§ Raw data
--- START ---
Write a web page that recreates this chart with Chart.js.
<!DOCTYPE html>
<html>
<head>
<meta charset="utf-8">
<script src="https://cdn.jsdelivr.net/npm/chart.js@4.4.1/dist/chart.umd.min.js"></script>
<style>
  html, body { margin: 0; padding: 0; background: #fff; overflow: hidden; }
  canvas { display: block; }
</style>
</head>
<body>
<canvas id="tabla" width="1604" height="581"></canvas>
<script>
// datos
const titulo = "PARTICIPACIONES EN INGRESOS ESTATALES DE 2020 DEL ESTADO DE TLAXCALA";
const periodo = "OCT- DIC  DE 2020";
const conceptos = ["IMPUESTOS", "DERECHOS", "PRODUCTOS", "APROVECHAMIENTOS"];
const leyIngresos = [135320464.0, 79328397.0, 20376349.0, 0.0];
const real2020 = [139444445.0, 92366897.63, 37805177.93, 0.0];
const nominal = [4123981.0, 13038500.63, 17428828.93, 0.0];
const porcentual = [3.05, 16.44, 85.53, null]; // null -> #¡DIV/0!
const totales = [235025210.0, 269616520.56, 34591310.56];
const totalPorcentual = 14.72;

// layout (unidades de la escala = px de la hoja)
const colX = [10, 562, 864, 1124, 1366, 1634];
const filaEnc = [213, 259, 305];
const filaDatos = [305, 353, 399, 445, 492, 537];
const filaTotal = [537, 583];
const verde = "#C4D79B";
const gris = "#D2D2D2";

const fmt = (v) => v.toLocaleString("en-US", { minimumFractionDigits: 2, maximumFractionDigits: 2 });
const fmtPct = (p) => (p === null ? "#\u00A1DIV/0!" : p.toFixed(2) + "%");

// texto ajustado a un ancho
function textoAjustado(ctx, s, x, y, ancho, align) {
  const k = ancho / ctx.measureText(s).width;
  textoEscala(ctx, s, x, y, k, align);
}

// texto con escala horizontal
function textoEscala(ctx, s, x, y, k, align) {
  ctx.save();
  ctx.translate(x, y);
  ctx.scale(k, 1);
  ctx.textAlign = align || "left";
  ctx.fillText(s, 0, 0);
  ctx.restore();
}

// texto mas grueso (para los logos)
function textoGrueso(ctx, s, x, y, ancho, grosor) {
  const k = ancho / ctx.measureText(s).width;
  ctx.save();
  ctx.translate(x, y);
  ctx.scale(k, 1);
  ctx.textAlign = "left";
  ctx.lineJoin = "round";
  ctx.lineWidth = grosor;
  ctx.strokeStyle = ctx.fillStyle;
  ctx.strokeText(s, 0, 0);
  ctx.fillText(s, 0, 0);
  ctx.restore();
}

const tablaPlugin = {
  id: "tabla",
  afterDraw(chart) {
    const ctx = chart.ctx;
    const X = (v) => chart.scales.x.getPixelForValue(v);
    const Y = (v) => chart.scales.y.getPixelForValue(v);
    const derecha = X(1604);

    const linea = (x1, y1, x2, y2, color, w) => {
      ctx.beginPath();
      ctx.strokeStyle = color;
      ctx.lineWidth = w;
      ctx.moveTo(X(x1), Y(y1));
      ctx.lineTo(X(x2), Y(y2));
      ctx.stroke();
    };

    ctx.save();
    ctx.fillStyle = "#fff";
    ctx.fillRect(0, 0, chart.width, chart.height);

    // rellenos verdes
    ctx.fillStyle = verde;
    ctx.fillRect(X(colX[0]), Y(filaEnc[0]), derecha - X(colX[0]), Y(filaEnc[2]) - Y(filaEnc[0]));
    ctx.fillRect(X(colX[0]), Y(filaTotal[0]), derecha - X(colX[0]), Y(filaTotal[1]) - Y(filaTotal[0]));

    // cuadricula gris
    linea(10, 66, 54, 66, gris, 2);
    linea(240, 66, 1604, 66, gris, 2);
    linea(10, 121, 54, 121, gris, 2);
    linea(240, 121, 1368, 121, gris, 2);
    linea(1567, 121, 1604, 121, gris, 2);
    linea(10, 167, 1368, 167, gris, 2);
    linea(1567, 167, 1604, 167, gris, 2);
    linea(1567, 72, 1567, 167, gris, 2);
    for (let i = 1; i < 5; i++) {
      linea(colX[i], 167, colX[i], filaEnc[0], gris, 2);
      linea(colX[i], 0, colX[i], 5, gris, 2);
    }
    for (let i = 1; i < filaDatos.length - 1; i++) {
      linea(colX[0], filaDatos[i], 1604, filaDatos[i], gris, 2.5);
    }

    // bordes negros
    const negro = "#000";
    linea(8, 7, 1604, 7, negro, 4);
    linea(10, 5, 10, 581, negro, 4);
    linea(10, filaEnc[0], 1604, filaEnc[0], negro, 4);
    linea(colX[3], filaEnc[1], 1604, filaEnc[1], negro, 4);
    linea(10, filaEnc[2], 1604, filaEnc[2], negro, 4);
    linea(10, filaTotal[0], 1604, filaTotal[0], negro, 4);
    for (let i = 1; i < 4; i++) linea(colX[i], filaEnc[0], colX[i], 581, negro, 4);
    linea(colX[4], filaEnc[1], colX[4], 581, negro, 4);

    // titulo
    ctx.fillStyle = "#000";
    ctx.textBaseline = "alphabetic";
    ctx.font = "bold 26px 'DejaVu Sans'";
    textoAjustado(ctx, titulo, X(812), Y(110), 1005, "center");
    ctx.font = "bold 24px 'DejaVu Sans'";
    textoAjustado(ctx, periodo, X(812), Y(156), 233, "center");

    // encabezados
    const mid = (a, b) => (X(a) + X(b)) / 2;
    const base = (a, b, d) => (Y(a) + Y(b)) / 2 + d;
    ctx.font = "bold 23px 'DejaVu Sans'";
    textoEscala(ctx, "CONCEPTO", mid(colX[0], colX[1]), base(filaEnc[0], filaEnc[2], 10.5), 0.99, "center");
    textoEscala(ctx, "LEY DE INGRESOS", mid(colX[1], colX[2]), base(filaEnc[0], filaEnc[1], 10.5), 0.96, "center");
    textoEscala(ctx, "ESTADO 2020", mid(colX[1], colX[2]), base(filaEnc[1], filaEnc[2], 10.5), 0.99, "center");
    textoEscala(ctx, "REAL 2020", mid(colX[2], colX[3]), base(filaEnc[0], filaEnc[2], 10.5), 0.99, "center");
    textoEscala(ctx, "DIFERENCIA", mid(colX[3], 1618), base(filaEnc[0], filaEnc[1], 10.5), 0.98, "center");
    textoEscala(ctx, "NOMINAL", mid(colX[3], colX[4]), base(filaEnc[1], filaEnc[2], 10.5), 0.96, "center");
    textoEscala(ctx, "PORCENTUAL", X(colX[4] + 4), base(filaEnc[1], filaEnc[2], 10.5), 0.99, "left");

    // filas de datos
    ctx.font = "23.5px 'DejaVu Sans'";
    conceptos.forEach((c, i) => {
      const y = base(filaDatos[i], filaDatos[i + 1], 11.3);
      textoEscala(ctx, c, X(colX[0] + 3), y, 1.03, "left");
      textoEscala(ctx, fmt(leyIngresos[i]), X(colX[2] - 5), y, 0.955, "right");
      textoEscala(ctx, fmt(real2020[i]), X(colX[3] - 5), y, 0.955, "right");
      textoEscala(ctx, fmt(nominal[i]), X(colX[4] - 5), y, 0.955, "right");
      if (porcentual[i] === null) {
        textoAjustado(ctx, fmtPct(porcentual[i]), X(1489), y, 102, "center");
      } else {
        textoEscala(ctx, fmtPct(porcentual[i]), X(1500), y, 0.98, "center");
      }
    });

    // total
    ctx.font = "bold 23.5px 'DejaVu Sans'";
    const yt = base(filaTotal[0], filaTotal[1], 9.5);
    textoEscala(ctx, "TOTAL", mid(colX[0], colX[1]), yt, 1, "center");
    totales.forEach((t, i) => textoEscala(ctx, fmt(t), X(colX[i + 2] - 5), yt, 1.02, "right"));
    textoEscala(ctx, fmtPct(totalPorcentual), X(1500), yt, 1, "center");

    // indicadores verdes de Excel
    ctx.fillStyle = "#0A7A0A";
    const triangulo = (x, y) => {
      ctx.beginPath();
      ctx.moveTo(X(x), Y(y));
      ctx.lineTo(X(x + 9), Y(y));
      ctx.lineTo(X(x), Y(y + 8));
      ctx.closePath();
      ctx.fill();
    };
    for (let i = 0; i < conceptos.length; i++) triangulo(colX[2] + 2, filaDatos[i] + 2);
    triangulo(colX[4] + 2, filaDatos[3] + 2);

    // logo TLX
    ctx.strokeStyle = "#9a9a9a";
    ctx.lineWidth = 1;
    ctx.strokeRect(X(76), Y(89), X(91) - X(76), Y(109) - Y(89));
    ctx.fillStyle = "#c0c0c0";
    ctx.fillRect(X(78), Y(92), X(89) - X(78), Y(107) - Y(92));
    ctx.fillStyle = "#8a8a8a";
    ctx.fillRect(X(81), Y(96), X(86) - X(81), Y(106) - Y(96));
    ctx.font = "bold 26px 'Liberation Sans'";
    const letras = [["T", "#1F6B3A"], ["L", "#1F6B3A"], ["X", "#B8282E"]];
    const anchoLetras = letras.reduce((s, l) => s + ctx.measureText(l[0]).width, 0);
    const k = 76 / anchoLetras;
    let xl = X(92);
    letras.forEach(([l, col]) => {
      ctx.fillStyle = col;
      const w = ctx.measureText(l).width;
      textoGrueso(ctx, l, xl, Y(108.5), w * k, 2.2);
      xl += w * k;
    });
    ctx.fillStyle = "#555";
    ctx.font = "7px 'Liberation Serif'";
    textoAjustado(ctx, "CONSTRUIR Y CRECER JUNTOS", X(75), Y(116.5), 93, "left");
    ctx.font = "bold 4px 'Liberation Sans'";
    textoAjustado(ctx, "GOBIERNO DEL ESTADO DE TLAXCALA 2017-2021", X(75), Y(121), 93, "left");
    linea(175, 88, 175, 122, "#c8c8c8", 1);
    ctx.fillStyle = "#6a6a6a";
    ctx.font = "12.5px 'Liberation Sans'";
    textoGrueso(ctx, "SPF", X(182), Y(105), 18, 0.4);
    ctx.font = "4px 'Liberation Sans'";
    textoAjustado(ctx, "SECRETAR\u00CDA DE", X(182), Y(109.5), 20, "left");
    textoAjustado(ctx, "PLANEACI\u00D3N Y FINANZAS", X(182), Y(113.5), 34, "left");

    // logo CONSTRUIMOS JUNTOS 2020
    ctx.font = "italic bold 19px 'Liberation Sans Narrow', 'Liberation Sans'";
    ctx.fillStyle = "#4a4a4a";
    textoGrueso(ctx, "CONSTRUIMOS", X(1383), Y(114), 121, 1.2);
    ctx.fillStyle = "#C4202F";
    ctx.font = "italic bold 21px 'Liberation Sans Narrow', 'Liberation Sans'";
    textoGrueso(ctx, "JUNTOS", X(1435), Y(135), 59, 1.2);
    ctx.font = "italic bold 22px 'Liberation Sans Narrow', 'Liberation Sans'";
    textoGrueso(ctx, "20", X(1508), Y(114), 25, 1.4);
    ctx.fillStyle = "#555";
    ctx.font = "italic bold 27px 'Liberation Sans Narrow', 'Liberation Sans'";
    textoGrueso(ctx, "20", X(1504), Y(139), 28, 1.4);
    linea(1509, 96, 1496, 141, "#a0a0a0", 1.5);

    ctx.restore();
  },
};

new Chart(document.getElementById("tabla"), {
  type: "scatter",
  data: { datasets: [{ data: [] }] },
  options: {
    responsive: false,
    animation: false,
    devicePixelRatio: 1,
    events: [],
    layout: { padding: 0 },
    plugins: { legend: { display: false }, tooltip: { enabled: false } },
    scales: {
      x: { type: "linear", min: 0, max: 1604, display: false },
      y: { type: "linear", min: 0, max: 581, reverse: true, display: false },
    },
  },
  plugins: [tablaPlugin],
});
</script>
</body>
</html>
--- END ---
--- START ---
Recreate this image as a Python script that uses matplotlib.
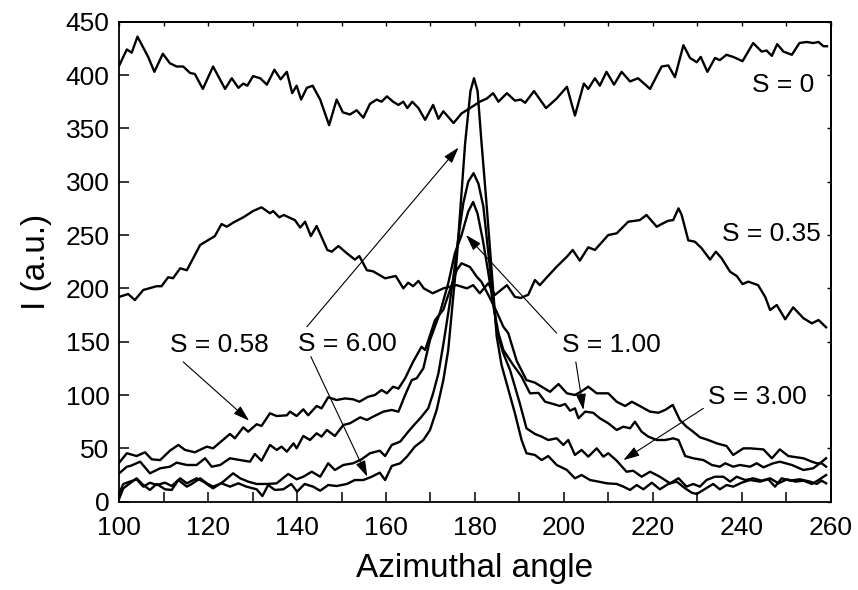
--- END ---
--- START ---
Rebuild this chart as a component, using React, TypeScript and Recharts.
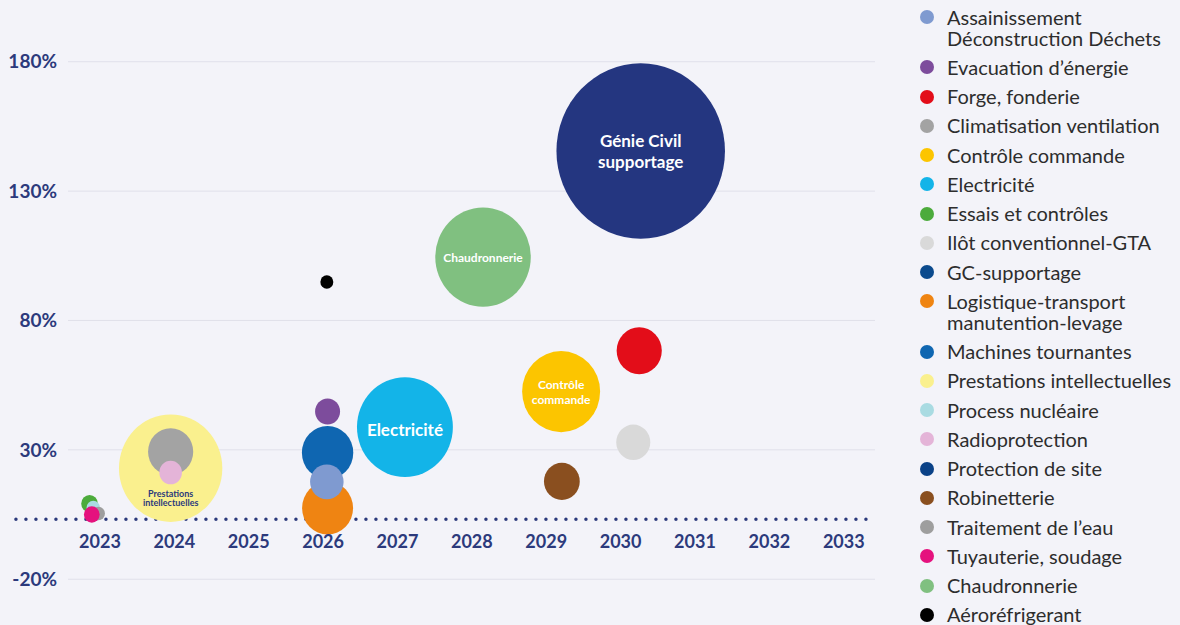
--- END ---
§ Task statement
Copy out each line of the data containing the string "that".

§ Exercise solution
Write a web page that recreates this chart with Chart.js.
Recreate this image as a Python script that uses matplotlib.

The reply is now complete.